Soal pesangon, Elly menginginkan uang tersebut tetap diberikan dua kali gaji sesuai Pasal 166 UU Ketenagakerjaan. Sedangkan dalam UU Cipta Kerja, Pasal tersebut telah dihapus. “Penggantian hak itu saya soroti banyak poin-poinnya,” ujar dia.

Sedangkan opsi judicial review alias peninjauan kembali  UU Cipta Kerja tetap menjadi opsi utama buruh. Elly mengatakan serikat pekerja sedang menunggu penomoran UU ini untuk segera diajukan ke Mahkamah Konstitusi (MK).  

Sedangkan Kamar Dagang dan Industri (Kadin) Indonesia mengaku belum memberikan usulan dalam RPP. Namun mereka berharap tidak ada lagi perubahan substansi yang jauh dari UU Cipta Kerja.

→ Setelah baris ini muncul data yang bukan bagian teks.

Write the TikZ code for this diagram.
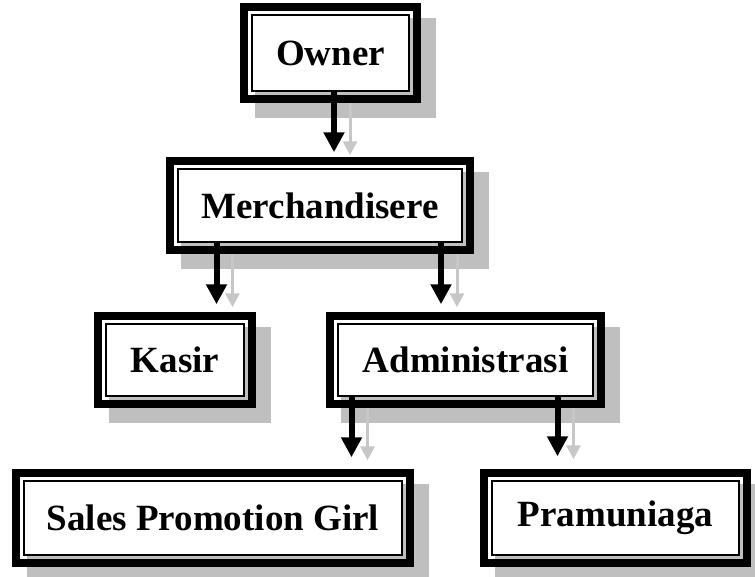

“Karena ini hanya penjabaran UU, bukan negosiasi lagi,” kata Wakil Ketua Umum Kadin Bidang Ketenagakerjaan dan Hubungan Industrial Anton J. Supit.

Anton mengatakan dari sisi pengusaha, mereka tak akan menetapkan perjanjian kerja waktu tertentu (PKWT) dalam rentang waktu panjang. Soal formulasi upah minimum, pengusaha juga akan tetap mengacu pada inflasi. “Bahkan jika ekonomi tumbuh negatif, tidak mungkin upah dipotong,” kata Anton.

Dia juga berharap tak ada kegaduhan soal formulasi pesangon lantaran mayoritas pengusaha tak akan melakukan PHK jika kondisi ekonomi baik. “Jadi jangan apriori, belum ketemu (kesepakatan) sudah curiga,” kata Anton.